Obviously, the sales guy sees things a little differently. Of course he knows he’s not supposed to put anything on top of his computer, but he left the house yesterday at three in the morning to get an early flight out, then had to be out with prospects last night, even though he and they both know this deal isn’t going anywhere. Even though he badly needs it to, because he’s on thin ice if he can’t make some magic happen this quarter and right now nothing in the hopper is coming together the way it needs to. Because yeah, he did pull down a big commission check early in the year, and that was great, that helped, but he’s been riding on the fading afterglow of that deal for a while now, and the guys upstairs need to know that he can do it again. And he gets that, he understands. He chose a success-based role and you pay to play, so to speak, but the dial on his sales quota resets at zero every quarter just like it does for everybody. Even if they do keep him around, his base salary without that commission check isn’t going to cover him. It’s an okay base but with two kids, childcare, summer camps, orthodontics, not to mention his first wife bleeding him dry and a that credit card balance that just seems to edge up and up no matter what he does? No chance. And speaking of credit cards he’s got to go back now and try to get his VP to sign off on a $400 bar tab for a deal that everybody knows is on life support, and he’s got a quarterly plan due next week, which means he’ll be trying to work pull out his computer while wedged in a middle seat, which itself might be easier if he could get to the gym once in awhile, but he’d love to know exactly how the hell he’s supposed to find time to do that. All of which is to say that keeping everything on point for the goddamn TSA just isn’t the foremost thing on his mind right now, which seems to be some kind of big surprise to the scruffy kid in the blue uniform shirt who’s getting all over him about his goddamn jacket.
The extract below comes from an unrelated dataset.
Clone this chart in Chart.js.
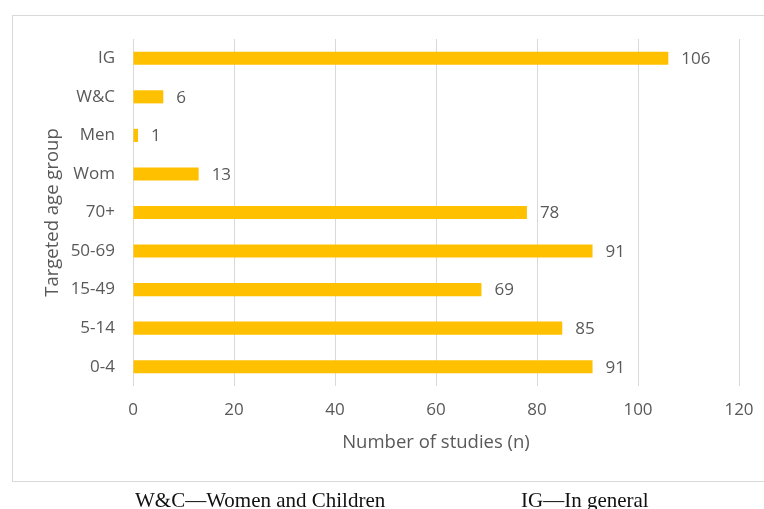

Anyway, you get the idea. It just hasn’t been a good relationship for a long time. Which why I was kind of taken aback to see something different going down. Because it’s true – at least right now the scruffy kid is getting paid exactly nothing. And my guess is that nearly everybody going through line is perfectly capable of doing a little though exercise around what missing a couple of paychecks would do to them. This is America in 2019, guys. Whatever it says on your W2, thin ice is an almost universal norm. Mine might be a little thicker than yours, but I’m not standing at the pole right now either. Most of us aren’t. And for a minute there, in the security line, everybody seemed to be getting that. For a strange moment, the South security checkpoint at Denver International Airport was a garden of peace and human understanding – a thing I never thought I would see.

Of course, none of this will last. Ironically enough, we’ll all be back to glaring at one another again the minute everyone’s getting paid again. Nor do I necessarily think that we’ve stumbled on some kind of formula for national reconciliation. Class isn’t our only issue; hell, I wish class was our only issue. That said, I also wish that the secret to bringing people together wasn’t kicking half of them in the nuts while the other half watches, but there you go. Still, it was a nicer travel night than I expected, and in airport ever, I take what I can get.